Studio album by Iron and Wine
- Released: September 25, 2007
- Recorded: Engine Studios; Sterling Sound
- Genre: Folk rock
- Length: 49:45
- Label: Sub Pop
- Producer: Brian Deck, Sam Beam

Iron and Wine chronology
| In the Reins (EP) with Calexico (2005) | The Shepherd's Dog (2007) | Around the Well (2009) |

= The Shepherd's Dog =

The Shepherd's Dog is the third full-length studio album by Iron & Wine, released on September 25, 2007. If bought at select retailers or if pre-ordered through Sub Pop, the album comes with a bonus disc featuring two unreleased tracks. "Boy with a Coin" is the first single and was released on July 10, 2007 via Sub Pop, including the single edit of the song along with two other tracks.

The album debuted at number 24 on the U.S. Billboard 200 chart, selling about 32,000 copies in its first week.

In 2008, "Flightless Bird, American Mouth" was used in the movie Twilight. The song was specifically chosen for the film's prom scene by Kristen Stewart, the female lead, and appears on the movie's soundtrack.

==Critical response==

On its release The Shepherd's Dog received widespread critical acclaim. At Metacritic, which assigns a normalized rating out of 100 to reviews from mainstream critics, the album received an average score of 84, based on 34 reviews, which indicates "universal acclaim".
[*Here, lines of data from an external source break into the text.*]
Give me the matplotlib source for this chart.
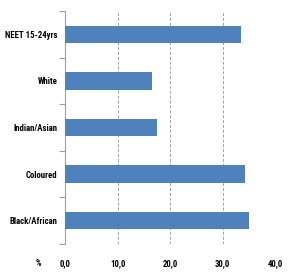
import matplotlib
matplotlib.use("Agg")
import matplotlib.pyplot as plt
from matplotlib import font_manager
import numpy as np

categories = ["Black/African", "Coloured", "Indian/Asian", "White", "NEET 15-24yrs"]
values = [35.1, 34.3, 17.6, 16.6, 33.6]
xticks = [0, 10, 20, 30, 40]
xticklabels = ["0,0", "10,0", "20,0", "30,0", "40,0"]

available = {f.name for f in font_manager.fontManager.ttflist}
candidates = ["Roboto Condensed", "Archivo Narrow", "PT Sans Narrow", "Pragati Narrow",
              "Open Sans Condensed", "Asap Condensed", "Carlito", "Liberation Sans"]
family = next(c for c in candidates if c in available)

fig = plt.figure(figsize=(3.0, 2.8), dpi=100)
renderer = fig.canvas.get_renderer()
probe = fig.text(0, 0, "NEET 15-24yrs", family=family, weight="bold", size=10)
w = probe.get_window_extent(renderer).width
probe.remove()
size = min(8.0, 10.0 * 53.0 / w)
font = dict(family=family, weight="bold", size=size)

ax = fig.add_axes([0.2167, 0.1286, 0.70, 0.832])
y = np.arange(len(categories))
ax.barh(y, values, height=0.37, color="#4F81BD", zorder=3)
ax.set_xlim(0, 40)
ax.set_ylim(-0.5, len(categories) - 0.5)
ax.set_xticks(xticks)
ax.set_xticklabels(xticklabels, fontdict=font)
ax.set_yticks(y)
ax.set_yticklabels(categories, fontdict=font)
ax.set_yticks(np.arange(-0.5, len(categories), 1.0), minor=True)
ax.tick_params(axis="y", which="major", length=0, pad=5.5)
ax.tick_params(axis="y", which="minor", length=4, color="#A0A0A0", width=0.8)
ax.tick_params(axis="x", length=0, pad=11)
for s in ["top", "right", "bottom"]:
    ax.spines[s].set_visible(False)
ax.spines["left"].set_color("#A0A0A0")
ax.spines["left"].set_linewidth(0.8)
ax.grid(axis="x", linestyle=(0, (3, 2)), color="#A0A0A0", linewidth=0.7, zorder=0)
ax.text(-0.129, -0.082, "%", transform=ax.transAxes, ha="center", va="center", fontdict=font)
fig.savefig("out.png", dpi=100)
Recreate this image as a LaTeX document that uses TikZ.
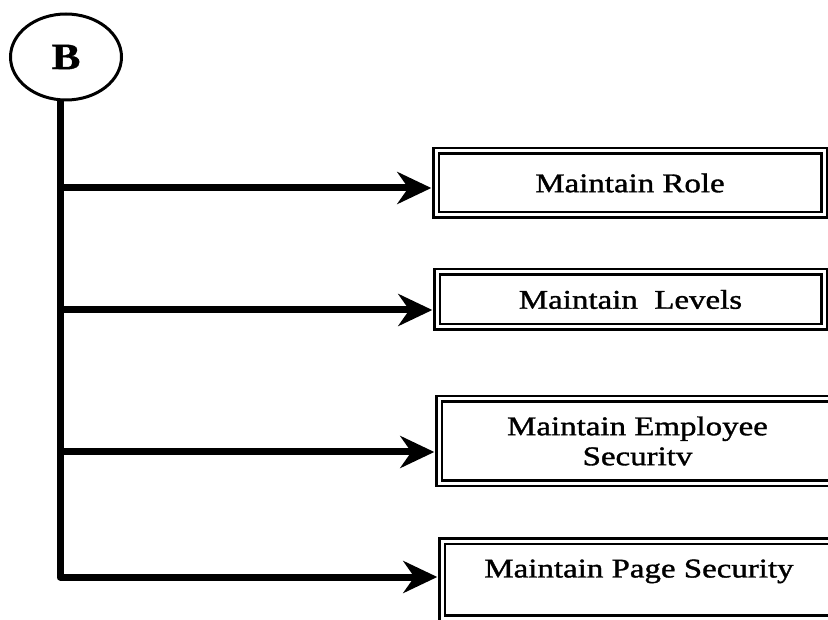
\documentclass[tikz,border=0pt]{standalone}
\usepackage{fontspec}
\setmainfont{Liberation Serif}
\newfontfamily\boxfont[FakeStretch=1.22,FakeBold=1.3]{Liberation Serif}
\newfontfamily\headfont[FakeStretch=1.17,FakeBold=1]{Liberation Serif}
\usetikzlibrary{arrows.meta,shapes.geometric,calc}

\tikzset{
  menubox/.style={draw, double, line width=2.4pt, double distance=3pt,
    inner sep=0pt, align=center,
    font=\boxfont\fontsize{27}{30}\selectfont},
  wire/.style={line width=7pt, line join=round},
  feed/.style={wire, -{Stealth[length=34pt,width=32pt,inset=11pt]}, shorten >=3.5pt},
  headnode/.style={draw, ellipse, line width=3pt, inner sep=0pt,
    minimum width=111pt, minimum height=86pt,
    font=\headfont\bfseries\fontsize{37}{37}\selectfont}
}

\begin{document}
\begin{tikzpicture}[x=1pt,y=-1pt]
  \useasboundingbox (0,0) rectangle (828,620);
  \clip (0,0) rectangle (828,620);
  \fill[white] (0,0) rectangle (828,620);

  % start point of the branch
  \node[headnode] (B) at (66,57) {B};

  % target boxes (sizes are border mid-lines)
  \node[menubox, minimum width=388pt, minimum height=64pt] (r1) at (630,183) {Maintain Role};
  \node[menubox, minimum width=387pt, minimum height=55pt] (r2) at (630.5,299.5) {Maintain\ \ Levels};
  \node[menubox, minimum width=397pt, minimum height=84pt] (r3) at (637.5,441) {Maintain Employee\\Securitv};
  \node[menubox, minimum width=394pt, minimum height=77pt, text depth=22pt] (r4) at (639,579.5) {Maintain Page Security};

  % junction points on the stem
  \path (B.south) ++(-6,0) coordinate (top);
  \coordinate (s1) at (60,188);
  \coordinate (s2) at (60,310);
  \coordinate (s3) at (60,452);
  \coordinate (s4) at (60,577);

  % stem ending in the last branch, and the other branches
  \draw[feed] (top) -- (s4) -- (s4 -| r4.west);
  \draw[feed] (s1) -- (s1 -| r1.west);
  \draw[feed] (s2) -- (s2 -| r2.west);
  \draw[feed] (s3) -- (s3 -| r3.west);
\end{tikzpicture}
\end{document}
The album was ranked at #10 in Paste's list of top albums of 2007. "Pagan Angel and a Borrowed Car" was #86 on Rolling Stones list of the 100 Best Songs of 2007. Pitchfork included the album in their Top 50 Albums of 2007 ranking it at number 36. "Flightless Bird, American Mouth" was a key track used in the 2008 film Twilight, part of the Twilight Saga. The song is closely associated to the successful movie franchise and an acoustic version of the song was also used in The Twilight Saga: Breaking Dawn - Part 1.

Professional ratings
Aggregate scores
| Source | Rating |
| Metacritic | 84/100 |
Review scores
| Source | Rating |
| AllMusic |  |
| The A.V. Club | B− |
| Blender |  |
| Entertainment Weekly | A− |
| NME | 7/10 |
| Pitchfork | 8.6/10 |
| Q |  |
| Rolling Stone |  |
| Spin |  |
| Uncut |  |

==Track listing==

| No. | Title | Length |
|---|---|---|
| 1. | "Pagan Angel and a Borrowed Car" | 4:33 |
| 2. | "White Tooth Man" | 3:57 |
| 3. | "Lovesong of the Buzzard" | 4:26 |
| 4. | "Carousel" | 4:02 |
| 5. | "House by the Sea" | 4:22 |
| 6. | "Innocent Bones" | 3:43 |
| 7. | "Wolves (Song of the Shepherd's Dog)" | 4:57 |
| 8. | "Resurrection Fern" | 4:50 |
| 9. | "Boy With a Coin" | 4:06 |
| 10. | "The Devil Never Sleeps" | 2:07 |
| 11. | "Peace Beneath the City" | 4:45 |
| 12. | "Flightless Bird, American Mouth" | 4:03 |
| Total length: |  | 49:45 |

==Personnel==
The Shepherd's Dog was performed by:
- Sam Beam
- Sarah Beam
- Jim Becker
- Rob Burger
- Joey Burns
- Brian Deck
- EJ Holowicki
- John Kattke
- Matt Lux
- Patrick McKinney
- Paul Niehaus

==Bonus disc==
1. "Arms of a Thief" - 3:41
2. "Serpent Charmer" - 2:40

==Charts==

| Chart (2007) | Peak position |
|---|---|
| Australian Albums (ARIA Charts) | 98 |
| Belgian Albums (Ultratop Flanders) | 84 |
| Belgian Alternative Albums (Ultratop Flanders) | 43 |
| Norwegian Albums (VG-lista) | 24 |
| UK Albums (OCC) | 74 |
| US Billboard 200 | 24 |
| US Independent Albums (Billboard) | 2 |
| US Top Rock Albums (Billboard) | 7 |

==Certifications==

| Region | Certification | Certified units/sales |
| United States (RIAA) | Gold | 500,000^{‡} |
^{‡} Sales+streaming figures based on certification alone.